## [Exercise brief]
Set all the material down again unchanged, without the pictures.

## [Dataset content]
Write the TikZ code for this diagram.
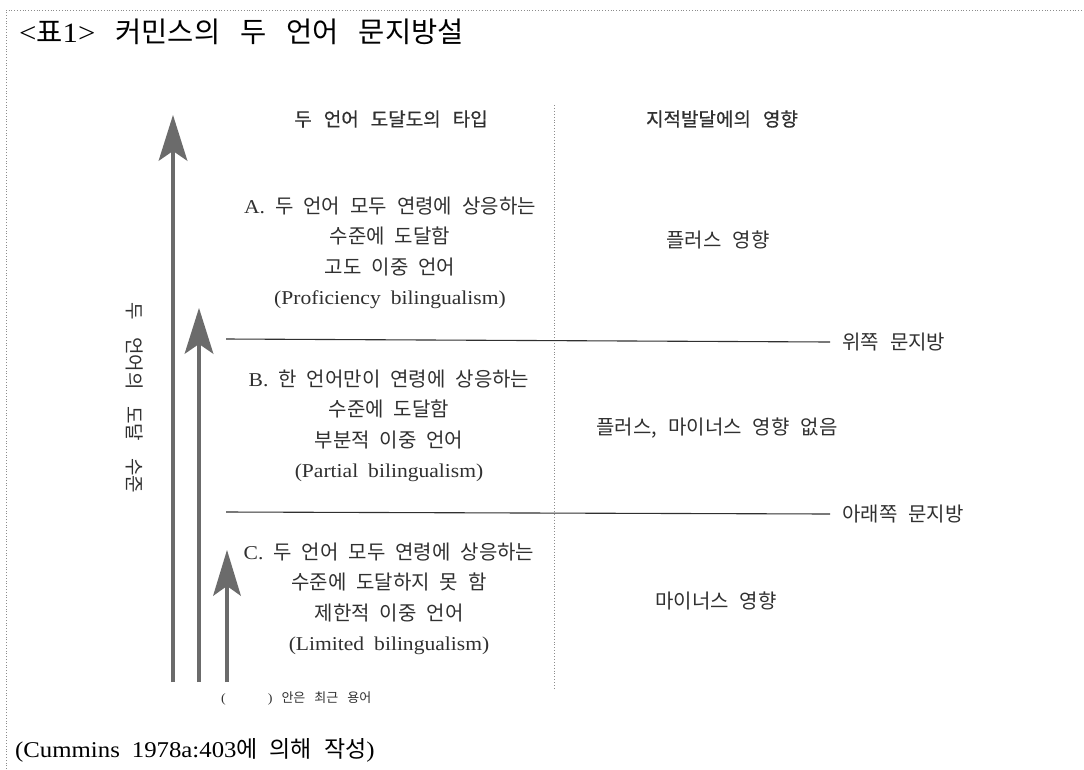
\documentclass[tikz,border=0pt]{standalone}
\usepackage{fontspec}
\setmainfont{Liberation Serif}
\newfontfamily\ko{Noto Sans CJK KR}
\newfontfamily\kob{Noto Sans CJK KR}[FakeBold=0.6]
\newfontfamily\lat{Liberation Serif}[FakeStretch=1.1, Scale=0.98]
\usetikzlibrary{arrows.meta}
\definecolor{ink}{HTML}{303030}
\definecolor{arrowgray}{HTML}{6B6B6B}
\definecolor{bordergray}{HTML}{8C8C8C}
\newcommand\wsp[1]{\spaceskip=#1\relax\xspaceskip=#1\relax}
\tikzset{
  txt/.style={inner sep=0pt, text=ink, font=\ko},
  bodytxt/.style={txt, align=center, font=\ko\fontsize{20}{30.5}\selectfont\wsp{10pt}},
  headtxt/.style={txt, font=\kob\fontsize{19}{22}\selectfont\wsp{12pt}},
  sidetxt/.style={txt, font=\ko\fontsize{20}{24}\selectfont\wsp{11pt}},
  lvlarrow/.style={draw=arrowgray, line width=4pt,
    -{Stealth[length=46pt, width=29pt, inset=10pt, line width=0pt, fill=arrowgray]}},
  threshold/.style={draw=ink, line width=1.1pt},
  sepline/.style={draw=bordergray, dotted, line width=0.9pt},
  frame/.style={draw=bordergray, dotted, line width=0.8pt}
}
\begin{document}
\begin{tikzpicture}[x=1pt, y=-1pt]
\useasboundingbox (0,0) rectangle (1084,769);
\fill[white] (0,0) rectangle (1084,769);

% frame
\coordinate (fbl) at (6,769);
\coordinate (ftl) at (6,10);
\coordinate (ftr) at (1084,10);
\draw[frame] (fbl) -- (ftl) -- (ftr);

% title
\node[txt, text=black, anchor=west, font=\ko\fontsize{28.5}{32}\selectfont\wsp{20pt}] (title) at (19,32)
  {{\lat <}표{\lat 1>} 커민스의 두 언어 문지방설};

% headers
\node[headtxt] (h1) at (391,119) {두 언어 도달도의 타입};
\node[headtxt] (h2) at (722,119) {지적발달에의 영향};

% vertical separator
\coordinate (s1) at (554,105);
\coordinate (s2) at (554,688);
\draw[sepline] (s1) -- (s2);

% arrows
\coordinate (a1b) at (173,682); \coordinate (a1t) at (173,115);
\coordinate (a2b) at (199,682); \coordinate (a2t) at (199,308);
\coordinate (a3b) at (227,682); \coordinate (a3t) at (227,550);
\draw[lvlarrow] (a1b) -- (a1t);
\draw[lvlarrow] (a2b) -- (a2t);
\draw[lvlarrow, -{Stealth[length=46pt, width=28pt, inset=10pt, line width=0pt, fill=arrowgray]}] (a3b) -- (a3t);

% vertical axis label
\node[txt, rotate=-90, font=\ko\fontsize{19}{22}\selectfont\wsp{17pt}] (vlab) at (135,398) {두 언어의 도달 수준};

% threshold lines
\node[sidetxt, anchor=west] (up) at (842,342) {위쪽 문지방};
\node[sidetxt, anchor=west] (low) at (842,514) {아래쪽 문지방};
\coordinate (u0) at (226,339); \coordinate (u1) at (830,342);
\coordinate (l0) at (226,512); \coordinate (l1) at (830,514);
\draw[threshold] (u0) -- (u1);
\draw[threshold] (l0) -- (l1);

% type blocks
\node[bodytxt] (A) at (390,253)
  {{\lat A.} 두 언어 모두 연령에 상응하는\\ 수준에 도달함\\ 고도 이중 언어\\ {\lat (Proficiency bilingualism)}};
\node[bodytxt] (B) at (389,426)
  {{\lat B.} 한 언어만이 연령에 상응하는\\ 수준에 도달함\\ 부분적 이중 언어\\ {\lat (Partial bilingualism)}};
\node[bodytxt] (C) at (389,599)
  {{\lat C.} 두 언어 모두 연령에 상응하는\\ 수준에 도달하지 못 함\\ 제한적 이중 언어\\ {\lat (Limited bilingualism)}};

% effects
\node[sidetxt] (eA) at (718,240) {플러스 영향};
\node[sidetxt] (eB) at (717,428) {플러스, 마이너스 영향 없음};
\node[sidetxt] (eC) at (716,601) {마이너스 영향};

% note
\node[txt, anchor=west, font=\ko\fontsize{13}{15}\selectfont\wsp{9pt}] (note) at (221,698)
  {{\lat (}\hspace{42pt}{\lat )} 안은 최근 용어};

% source
\node[txt, text=black, anchor=west, font=\ko\fontsize{23}{26}\selectfont\wsp{12pt}] (src) at (15,750)
  {{\lat (Cummins 1978a:403}에 의해 작성{\lat )}};
\end{tikzpicture}
\end{document}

## [Answer below]
Write the TikZ code for this diagram.
\documentclass[tikz,border=0pt]{standalone}
\usepackage{fontspec}
\setmainfont{Liberation Serif}
\newfontfamily\ko{Noto Sans CJK KR}
\newfontfamily\kob{Noto Sans CJK KR}[FakeBold=0.6]
\newfontfamily\lat{Liberation Serif}[FakeStretch=1.1, Scale=0.98]
\usetikzlibrary{arrows.meta}
\definecolor{ink}{HTML}{303030}
\definecolor{arrowgray}{HTML}{6B6B6B}
\definecolor{bordergray}{HTML}{8C8C8C}
\newcommand\wsp[1]{\spaceskip=#1\relax\xspaceskip=#1\relax}
\tikzset{
  txt/.style={inner sep=0pt, text=ink, font=\ko},
  bodytxt/.style={txt, align=center, font=\ko\fontsize{20}{30.5}\selectfont\wsp{10pt}},
  headtxt/.style={txt, font=\kob\fontsize{19}{22}\selectfont\wsp{12pt}},
  sidetxt/.style={txt, font=\ko\fontsize{20}{24}\selectfont\wsp{11pt}},
  lvlarrow/.style={draw=arrowgray, line width=4pt,
    -{Stealth[length=46pt, width=29pt, inset=10pt, line width=0pt, fill=arrowgray]}},
  threshold/.style={draw=ink, line width=1.1pt},
  sepline/.style={draw=bordergray, dotted, line width=0.9pt},
  frame/.style={draw=bordergray, dotted, line width=0.8pt}
}
\begin{document}
\begin{tikzpicture}[x=1pt, y=-1pt]
\useasboundingbox (0,0) rectangle (1084,769);
\fill[white] (0,0) rectangle (1084,769);

% frame
\coordinate (fbl) at (6,769);
\coordinate (ftl) at (6,10);
\coordinate (ftr) at (1084,10);
\draw[frame] (fbl) -- (ftl) -- (ftr);

% title
\node[txt, text=black, anchor=west, font=\ko\fontsize{28.5}{32}\selectfont\wsp{20pt}] (title) at (19,32)
  {{\lat <}표{\lat 1>} 커민스의 두 언어 문지방설};

% headers
\node[headtxt] (h1) at (391,119) {두 언어 도달도의 타입};
\node[headtxt] (h2) at (722,119) {지적발달에의 영향};

% vertical separator
\coordinate (s1) at (554,105);
\coordinate (s2) at (554,688);
\draw[sepline] (s1) -- (s2);

% arrows
\coordinate (a1b) at (173,682); \coordinate (a1t) at (173,115);
\coordinate (a2b) at (199,682); \coordinate (a2t) at (199,308);
\coordinate (a3b) at (227,682); \coordinate (a3t) at (227,550);
\draw[lvlarrow] (a1b) -- (a1t);
\draw[lvlarrow] (a2b) -- (a2t);
\draw[lvlarrow, -{Stealth[length=46pt, width=28pt, inset=10pt, line width=0pt, fill=arrowgray]}] (a3b) -- (a3t);

% vertical axis label
\node[txt, rotate=-90, font=\ko\fontsize{19}{22}\selectfont\wsp{17pt}] (vlab) at (135,398) {두 언어의 도달 수준};

% threshold lines
\node[sidetxt, anchor=west] (up) at (842,342) {위쪽 문지방};
\node[sidetxt, anchor=west] (low) at (842,514) {아래쪽 문지방};
\coordinate (u0) at (226,339); \coordinate (u1) at (830,342);
\coordinate (l0) at (226,512); \coordinate (l1) at (830,514);
\draw[threshold] (u0) -- (u1);
\draw[threshold] (l0) -- (l1);

% type blocks
\node[bodytxt] (A) at (390,253)
  {{\lat A.} 두 언어 모두 연령에 상응하는\\ 수준에 도달함\\ 고도 이중 언어\\ {\lat (Proficiency bilingualism)}};
\node[bodytxt] (B) at (389,426)
  {{\lat B.} 한 언어만이 연령에 상응하는\\ 수준에 도달함\\ 부분적 이중 언어\\ {\lat (Partial bilingualism)}};
\node[bodytxt] (C) at (389,599)
  {{\lat C.} 두 언어 모두 연령에 상응하는\\ 수준에 도달하지 못 함\\ 제한적 이중 언어\\ {\lat (Limited bilingualism)}};

% effects
\node[sidetxt] (eA) at (718,240) {플러스 영향};
\node[sidetxt] (eB) at (717,428) {플러스, 마이너스 영향 없음};
\node[sidetxt] (eC) at (716,601) {마이너스 영향};

% note
\node[txt, anchor=west, font=\ko\fontsize{13}{15}\selectfont\wsp{9pt}] (note) at (221,698)
  {{\lat (}\hspace{42pt}{\lat )} 안은 최근 용어};

% source
\node[txt, text=black, anchor=west, font=\ko\fontsize{23}{26}\selectfont\wsp{12pt}] (src) at (15,750)
  {{\lat (Cummins 1978a:403}에 의해 작성{\lat )}};
\end{tikzpicture}
\end{document}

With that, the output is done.